I have wanted a tablet for a while, since the iPad took off, and this was the first tablet that seemed good enough to take the plunge. I'm glad I waited because this meets my every expectation. The reason I'm giving it 5 stars despite my minor complains is because it is exactly what I expected out of a tablet. I've seen the other tablets out there, and this is by far the best one I've seen/used. (1/17/12) If you get the Prime, it is really worth it to get the dock as well. They work beautifully together, and it is awesome that you can just rip the screen off of your netbook whenever you want to watch movies on the couch. I highly recommend this device to anyone looking to take the plunge into Android tablets.
Battery life is awesome... I use it for school, work, and play.
Memory is awesiome....
Graphics are sick!!!!
Didja know you can plug your USB X box controller into the USB slot and play games with it.... No configuration required!
The keyboard docking station is a must have... it's another battery pack!!!!!
Now for my complaints (relax, it's not about the hardware): This awsome product performs better than the IPad. It leaves the Xoom, and Galaxy in the dust. Where the heck are the accesories? There aren't enough after market products for the Prime. Not that it needs alot, but the lack of skins, and rather small collection of cases is killing me.
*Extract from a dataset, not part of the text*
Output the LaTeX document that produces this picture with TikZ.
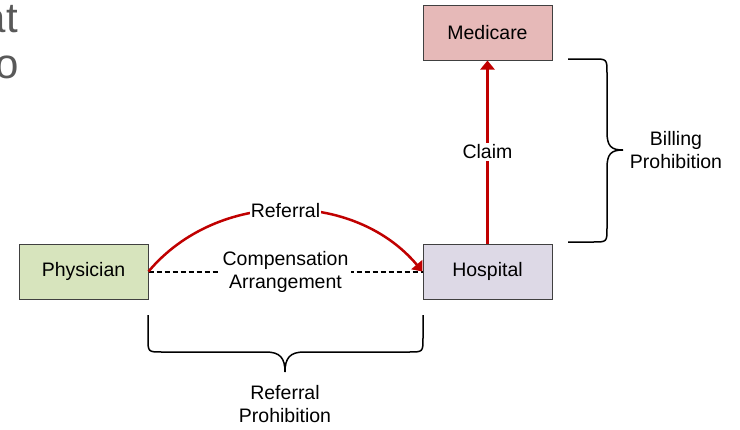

Asus: WTF on the shipping and advertisement? I understand that many people didn't think this product was going to be such a big hit, but I didn't know about the xbox controller until after I got it and I did PLENTY of research. I ordered in Feb, and got it in March.
I'm thinking if Asus marketed this thing better, more people would know about it. More companies would create accesories for it.
BTW, the Micro HDMI cord was a great investmet. micro HDMI cord + xbox wired controller + hd TV + shadowgun = a damn good video game system.